### [Stated task]
Repeat exactly the lines running from the first line of the data to the line containing "const yTicks = [-60,-40,-20,0,20,40,60,80]", both ends included, and nothing else; drop the pictures.

### [Supplied information]
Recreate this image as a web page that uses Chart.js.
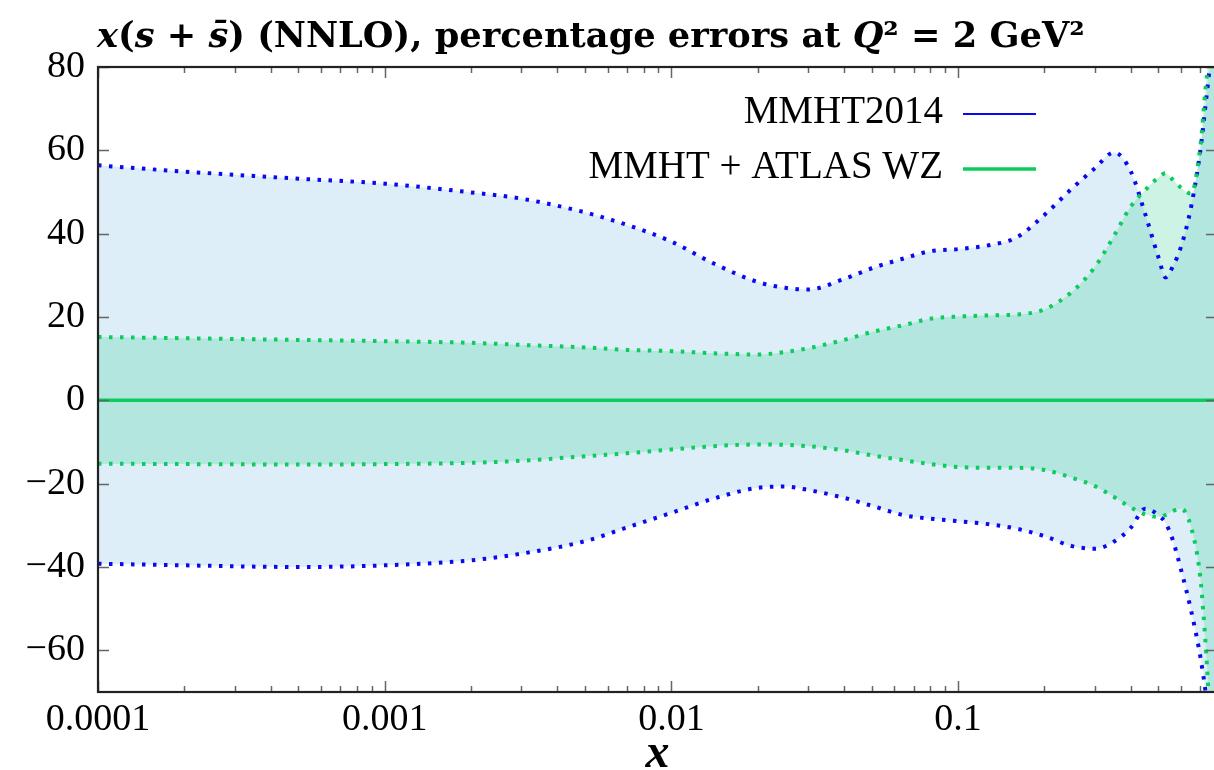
<!DOCTYPE html>
<html>
<head>
<meta charset="utf-8">
<script src="https://cdn.jsdelivr.net/npm/chart.js@4"></script>
<style>
html,body{margin:0;padding:0;background:#fff;overflow:hidden;width:1214px;height:770px}
#chart{display:block}
</style>
</head>
<body>
<canvas id="chart" width="1222" height="770" style="width:1222px;height:770px"></canvas>
<script>

// x grid of the error bands
const xVals = [0.0001,0.0002,0.0005,0.001,0.002,0.003,0.005,0.007,0.01,0.014,0.02,0.025,0.03,0.04,0.05,0.065,0.08,0.1,0.13,0.16,0.2,0.25,0.3,0.35,0.4,0.45,0.5,0.53,0.56,0.6,0.65,0.7,0.73,0.76,0.8]

// MMHT2014 band (percent)
const mmhtUpper = [56.4,54.9,53.2,52.0,49.9,48.4,45.1,42.1,38.1,32.9,28.4,27.0,26.6,29.1,31.7,34.1,35.8,36.3,37.3,39.1,44.5,50.9,55.7,59.5,55.0,44.6,34.3,29.5,32.0,37.0,46.5,60.0,71.0,82.0,97.0]
const mmhtLower = [-39.2,-39.6,-40.0,-39.6,-38.4,-36.8,-33.8,-30.5,-27.0,-23.6,-21.0,-20.7,-21.5,-23.4,-25.3,-27.6,-28.4,-29.0,-29.8,-30.8,-32.6,-35.0,-35.6,-33.9,-30.6,-26.0,-27.6,-29.5,-33.4,-40.8,-50.5,-61.6,-70.0,-80.0,-95.0]
const mmhtCentral = [0,0,0,0,0,0,0,0,0,0,0,0,0,0,0,0,0,0,0,0,0,0,0,0,0,0,0,0,0,0,0,0,0,0,0]

// MMHT + ATLAS WZ band (percent)
const atlasUpper = [15.2,14.9,14.5,14.2,13.8,13.3,12.7,12.1,11.8,11.3,11.0,11.6,12.5,14.5,16.4,18.1,19.6,20.1,20.4,20.6,21.8,26.1,32.0,39.5,46.5,50.5,53.5,54.5,53.0,51.0,49.6,61.0,75.0,86.0,100.0]
const atlasLower = [-15.2,-15.3,-15.4,-15.3,-15.0,-14.5,-13.4,-12.7,-11.8,-11.0,-10.6,-10.7,-11.0,-12.0,-13.2,-14.4,-15.3,-16.0,-16.2,-16.2,-16.7,-18.6,-20.6,-23.2,-25.7,-27.4,-28.0,-27.5,-26.6,-26.0,-30.5,-42.7,-58.5,-78.0,-92.0]
const atlasCentral = [0,0,0,0,0,0,0,0,0,0,0,0,0,0,0,0,0,0,0,0,0,0,0,0,0,0,0,0,0,0,0,0,0,0,0]

const seriesLabels = ["MMHT2014","MMHT + ATLAS WZ"]

const xTickValues = [0.0001,0.001,0.01,0.1]
const xTickLabels = ["0.0001","0.001","0.01","0.1"]
const yTicks = [-60,-40,-20,0,20,40,60,80]

const blue = "#0a0af0"
const green = "#0ccc5c"
const font = "Liberation Serif"
const titleFont = "DejaVu Serif"

// minor ticks of the log axis: 1..9 in every decade
const xMinorTicks = []
for(let e=-4;e<0;e++){
for(let m=1;m<10;m++){
const v = Number((m*Math.pow(10,e)).toPrecision(3))
if(v<=0.8) xMinorTicks.push(v)
}
}

function pts(ys){
return xVals.map((x,i)=>({x:x,y:ys[i]}))
}

function isMajor(v){
return xTickValues.some(t=>Math.abs(t-v)/t<1e-6)
}

const dotted = {borderWidth:4,borderDash:[3.5,7.5],borderCapStyle:"butt",pointRadius:0,cubicInterpolationMode:"monotone"}

const frame = {
id:"frame",
afterDatasetsDraw(chart){
const ctx = chart.ctx
const a = chart.chartArea
const xs = chart.scales.x
const ys = chart.scales.y
ctx.save()
ctx.strokeStyle = "#666"
ctx.lineWidth = 1.5
ctx.beginPath()
xMinorTicks.forEach(v=>{
const px = Math.round(xs.getPixelForValue(v))+0.5
const len = isMajor(v) ? 11 : 6
ctx.moveTo(px,a.bottom); ctx.lineTo(px,a.bottom-len)
ctx.moveTo(px,a.top); ctx.lineTo(px,a.top+len)
})
yTicks.forEach(v=>{
const py = Math.round(ys.getPixelForValue(v))+0.5
ctx.moveTo(a.left,py); ctx.lineTo(a.left+11,py)
ctx.moveTo(a.right,py); ctx.lineTo(a.right-11,py)
})
ctx.stroke()
ctx.strokeStyle = "#222"
ctx.lineWidth = 2.2
ctx.strokeRect(a.left,a.top,a.right-a.left,a.bottom-a.top)
ctx.restore()
},
afterDraw(chart){
const ctx = chart.ctx
ctx.save()
// title, mixed upright and italic pieces, fitted to x = 97..1085
const parts = [
["x",true],["(",false],["s",true],[" + ",false],["s\u0304",true],[") (NNLO), percentage errors at ",false],["Q",true],["\u00b2 = 2 GeV\u00b2",false]
]
const fontFor = (p,size)=>(p[1]?"italic ":"")+"bold "+size+"px '"+titleFont+"'"
let w = 0
parts.forEach(p=>{ ctx.font = fontFor(p,30); w += ctx.measureText(p[0]).width })
const size = Math.min(36, 30*988/w)
let x = 97
ctx.fillStyle = "#000"
ctx.textBaseline = "alphabetic"
ctx.textAlign = "left"
parts.forEach(p=>{
ctx.font = fontFor(p,size)
ctx.fillText(p[0],x,47)
x += ctx.measureText(p[0]).width
})
// legend: text then line sample
ctx.font = "39px '"+font+"'"
ctx.textAlign = "right"
ctx.fillText(seriesLabels[0],943,123)
ctx.fillText(seriesLabels[1],943,178)
ctx.lineCap = "butt"
ctx.strokeStyle = blue
ctx.lineWidth = 1.8
ctx.beginPath(); ctx.moveTo(963,114); ctx.lineTo(1036,114); ctx.stroke()
ctx.strokeStyle = green
ctx.lineWidth = 3.5
ctx.beginPath(); ctx.moveTo(963,169); ctx.lineTo(1036,169); ctx.stroke()
ctx.restore()
}
}

const ctx = document.getElementById("chart").getContext("2d")

new Chart(ctx,{
type:"line",
data:{
datasets:[
{label:seriesLabels[1],data:pts(atlasCentral),borderColor:green,borderWidth:3.5,pointRadius:0,fill:false},
{label:"ATLAS upper",data:pts(atlasUpper),borderColor:green,fill:false,...dotted},
{label:"ATLAS lower",data:pts(atlasLower),borderColor:green,backgroundColor:"rgba(40,205,140,0.24)",fill:"-1",...dotted},
{label:seriesLabels[0],data:pts(mmhtCentral),borderColor:blue,borderWidth:1.8,pointRadius:0,fill:false},
{label:"MMHT upper",data:pts(mmhtUpper),borderColor:blue,fill:false,...dotted},
{label:"MMHT lower",data:pts(mmhtLower),borderColor:blue,backgroundColor:"#ddeef9",fill:"-1",...dotted}
]
},
options:{
responsive:false,
animation:false,
devicePixelRatio:1,
layout:{padding:{top:67,right:2,left:0,bottom:0}},
plugins:{
legend:{display:false},
tooltip:{enabled:false},
filler:{drawTime:"beforeDatasetsDraw"}
},
scales:{
x:{
type:"logarithmic",
min:0.0001,
max:0.8,
afterBuildTicks(s){ s.ticks = xMinorTicks.map(v=>({value:v})) },
afterFit(s){ s.height = 78 },
grid:{display:false,drawTicks:false},
border:{display:false},
ticks:{
autoSkip:false,
maxRotation:0,
padding:5,
color:"#000",
font:{family:font,size:38},
callback(v){
const i = xTickValues.findIndex(t=>Math.abs(t-v)/t<1e-6)
return i>=0 ? xTickLabels[i] : ""
}
},
title:{display:true,text:"x",color:"#000",padding:{top:0,bottom:0},font:{family:font,size:48,style:"italic",weight:"bold",lineHeight:0.65}}
},
y:{
min:-70,
max:80,
afterBuildTicks(s){ s.ticks = yTicks.map(v=>({value:v})) },
afterFit(s){ s.width = 98 },
grid:{display:false,drawTicks:false},
border:{display:false},
ticks:{
padding:13,
color:"#000",
font:{family:font,size:38},
callback(v){ return v<0 ? "\u2212"+(-v) : String(v) }
}
}
}
},
plugins:[frame]
})

</script>
</body>
</html>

### [Full answer]
Recreate this image as a web page that uses Chart.js.
<!DOCTYPE html>
<html>
<head>
<meta charset="utf-8">
<script src="https://cdn.jsdelivr.net/npm/chart.js@4"></script>
<style>
html,body{margin:0;padding:0;background:#fff;overflow:hidden;width:1214px;height:770px}
#chart{display:block}
</style>
</head>
<body>
<canvas id="chart" width="1222" height="770" style="width:1222px;height:770px"></canvas>
<script>

// x grid of the error bands
const xVals = [0.0001,0.0002,0.0005,0.001,0.002,0.003,0.005,0.007,0.01,0.014,0.02,0.025,0.03,0.04,0.05,0.065,0.08,0.1,0.13,0.16,0.2,0.25,0.3,0.35,0.4,0.45,0.5,0.53,0.56,0.6,0.65,0.7,0.73,0.76,0.8]

// MMHT2014 band (percent)
const mmhtUpper = [56.4,54.9,53.2,52.0,49.9,48.4,45.1,42.1,38.1,32.9,28.4,27.0,26.6,29.1,31.7,34.1,35.8,36.3,37.3,39.1,44.5,50.9,55.7,59.5,55.0,44.6,34.3,29.5,32.0,37.0,46.5,60.0,71.0,82.0,97.0]
const mmhtLower = [-39.2,-39.6,-40.0,-39.6,-38.4,-36.8,-33.8,-30.5,-27.0,-23.6,-21.0,-20.7,-21.5,-23.4,-25.3,-27.6,-28.4,-29.0,-29.8,-30.8,-32.6,-35.0,-35.6,-33.9,-30.6,-26.0,-27.6,-29.5,-33.4,-40.8,-50.5,-61.6,-70.0,-80.0,-95.0]
const mmhtCentral = [0,0,0,0,0,0,0,0,0,0,0,0,0,0,0,0,0,0,0,0,0,0,0,0,0,0,0,0,0,0,0,0,0,0,0]

// MMHT + ATLAS WZ band (percent)
const atlasUpper = [15.2,14.9,14.5,14.2,13.8,13.3,12.7,12.1,11.8,11.3,11.0,11.6,12.5,14.5,16.4,18.1,19.6,20.1,20.4,20.6,21.8,26.1,32.0,39.5,46.5,50.5,53.5,54.5,53.0,51.0,49.6,61.0,75.0,86.0,100.0]
const atlasLower = [-15.2,-15.3,-15.4,-15.3,-15.0,-14.5,-13.4,-12.7,-11.8,-11.0,-10.6,-10.7,-11.0,-12.0,-13.2,-14.4,-15.3,-16.0,-16.2,-16.2,-16.7,-18.6,-20.6,-23.2,-25.7,-27.4,-28.0,-27.5,-26.6,-26.0,-30.5,-42.7,-58.5,-78.0,-92.0]
const atlasCentral = [0,0,0,0,0,0,0,0,0,0,0,0,0,0,0,0,0,0,0,0,0,0,0,0,0,0,0,0,0,0,0,0,0,0,0]

const seriesLabels = ["MMHT2014","MMHT + ATLAS WZ"]

const xTickValues = [0.0001,0.001,0.01,0.1]
const xTickLabels = ["0.0001","0.001","0.01","0.1"]
const yTicks = [-60,-40,-20,0,20,40,60,80]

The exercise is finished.